Today is World Book Day, which is obviously the most important day of the year. And what better way to celebrate it than with silent movies? After all, it’s the most literate cinema possible.
I love books. My house is overflowing with books. Bursting at the seams. As a toddler, my first word wasn’t mama or dada. It was book. This is a lifelong obsession but, hey, I could be collecting body parts of something. Count your blessings.
One of the stupider aspects of Edgar Rice Burrough’s Tarzan series is the idea that a young man raised by Apes could teach himself to read and speak English solo with just a few Dick and Jane books. Um, no, Edgar. The 1918 movie toned down nonsense a bit but we still get a young Tarzan immediately comprehending that B is for Boy.
I don’t know about you but I can’t stand people reading over my shoulder. It seems that Harry Liedtke doesn’t either, not that Pola Negri’s Carmen cares. This is from the 1918 Ernst Lubitsch-helmed version of the operatic tale, retitled Gypsy Blood for the American market.

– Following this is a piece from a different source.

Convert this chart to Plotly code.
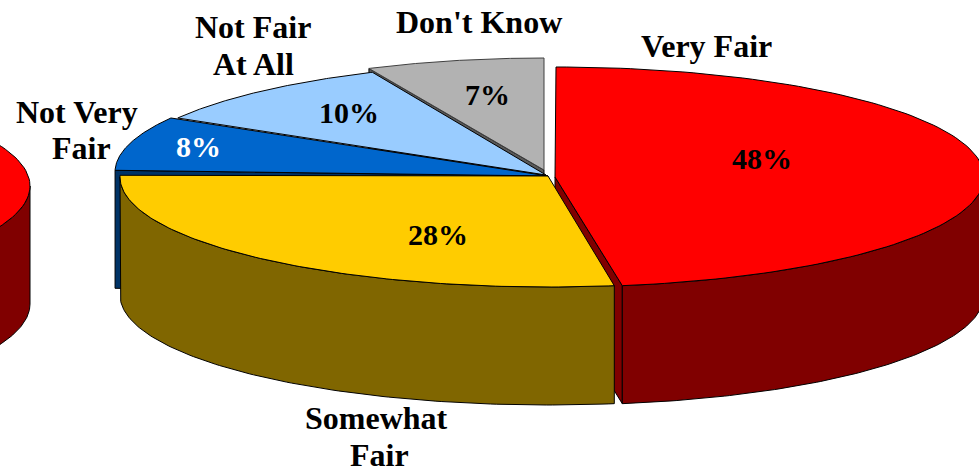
import numpy as np
import plotly.graph_objects as go

categories = ["Very Fair", "Somewhat Fair", "Not Very Fair", "Not Fair At All", "Don't Know"]
values = [48, 28, 8, 10, 7]
label_lines = [["Very Fair"], ["Somewhat", "Fair"], ["Not Very", "Fair"], ["Not Fair", "At All"], ["Don't Know"]]
top_colors = ["#FF0000", "#FFCC00", "#0066CC", "#99CCFF", "#B2B2B2"]
side_colors = ["#800000", "#806600", "#003366", "#4D6680", "#595959"]

W, H = 979, 470
DEPTH = 118
total = sum(values)
edges = np.cumsum([0] + values) / total * 2 * np.pi

# Per-slice pull-out geometry of the projected pie (pixel axes)
geom = [
    dict(cx=556, cy=177, rx=428, ry=110, ax=555, ay=177),
    dict(cx=548, cy=177, rx=428, ry=110, ax=548, ay=176),
    dict(cx=549, cy=172, rx=434, ry=110, ax=548, ay=176),
    dict(cx=555, cy=172, rx=433, ry=110, ax=546, ay=175),
    dict(cx=544, cy=170, rx=415, ry=112, ax=544, ay=170),
]


def arc(i, dx=0, dy=0, front_only=False):
    g = geom[i]
    a0, a1 = edges[i], edges[i + 1]
    if front_only:
        a0, a1 = max(a0, np.pi / 2), min(a1, 3 * np.pi / 2)
    t = np.linspace(a0, a1, 120)
    return g["cx"] + g["rx"] * np.sin(t) + dx, g["cy"] - g["ry"] * np.cos(t) + dy


fig = go.Figure()


def poly(x, y, fill, name, line="#000000", width=1):
    fig.add_trace(go.Scatter(
        x=list(x) + [x[0]], y=list(y) + [y[0]], mode="lines", fill="toself",
        fillcolor=fill, line=dict(color=line, width=width), name=name,
        hoverinfo="skip", showlegend=False))


def top(i, dx=0, dy=0):
    g = geom[i]
    x, y = arc(i, dx, dy)
    poly([g["ax"] + dx, *x], [g["ay"] + dy, *y], top_colors[i], categories[i],
         line="#404040" if i == 4 else "#000000")


def rim(i, dx=0, dy=0):
    x, y = arc(i, dx, dy, front_only=True)
    poly([*x, *x[::-1]], [*y, *(y[::-1] + DEPTH)], side_colors[i], categories[i])


def cut(i, at_end):
    g = geom[i]
    x, y = arc(i)
    k = -1 if at_end else 0
    poly([x[k], g["ax"], g["ax"], x[k]],
         [y[k], g["ay"], g["ay"] + DEPTH, y[k] + DEPTH], side_colors[i], categories[i],
         line="#000000")


# Wrapped-around piece of the red slice at the left edge
rim(0, dx=-954, dy=9)
top(0, dx=-954, dy=9)

# Back slices
cut(4, False)
top(4)
top(3)
cut(2, False)
top(2)

# Very Fair
cut(0, True)
rim(0)
top(0)

# Somewhat Fair
rim(1)
top(1)

# Labels
FONT = "Liberation Serif"
label_pos = [[(706, 46)], [(376, 418), (379, 455)], [(77, 112), (81, 148)], [(253, 27), (253, 64)], [(479, 22)]]
pct_pos = [(762, 158), (438, 234), (198, 146), (349, 112), (487, 94)]
pct_colors = ["#000000", "#000000", "#FFFFFF", "#000000", "#000000"]

for lines, pos in zip(label_lines, label_pos):
    for s, (px, py) in zip(lines, pos):
        fig.add_annotation(x=px, y=py, text=f"<b>{s}</b>", showarrow=False,
                           xanchor="center", yanchor="middle",
                           font=dict(family=FONT, size=32, color="#000000"))
for v, (px, py), c in zip(values, pct_pos, pct_colors):
    fig.add_annotation(x=px, y=py, text=f"<b>{v}%</b>", showarrow=False,
                       xanchor="center", yanchor="middle",
                       font=dict(family=FONT, size=30, color=c))

fig.update_layout(
    width=W, height=H, margin=dict(l=0, r=0, t=0, b=0),
    paper_bgcolor="#FFFFFF", plot_bgcolor="#FFFFFF", showlegend=False,
    xaxis=dict(range=[0, W], visible=False, fixedrange=True),
    yaxis=dict(range=[H, 0], visible=False, fixedrange=True),
)
fig.write_html("out.html", config={"displayModeBar": False},
               post_script="document.documentElement.style.overflow='hidden';document.body.style.margin='0';")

Alla Nazimova enjoys audiobooks, especially when they are being read to her by Rudolph Valentino. This is from Camille, a perfectly smashing adaptation of the Dumas novella.
Sure, we love reading but what about writing? Here’s a secret: I was obsessed with obtaining and writing with a feathered quill pen when I was a kidlet. This obsession only increased when I saw Groucho Marx’s splendid quill in Duck Soup. Renee Adoree’s pen is more subdued in Monte Cristo (as in The Count of) but she makes up for it with tastefully draped pearls.
This is my favorite book/reading GIF of all time, bar none. Can’t we all relate? It’s from the 1927 edition of Chicago, the original film version of the play that would become a musical.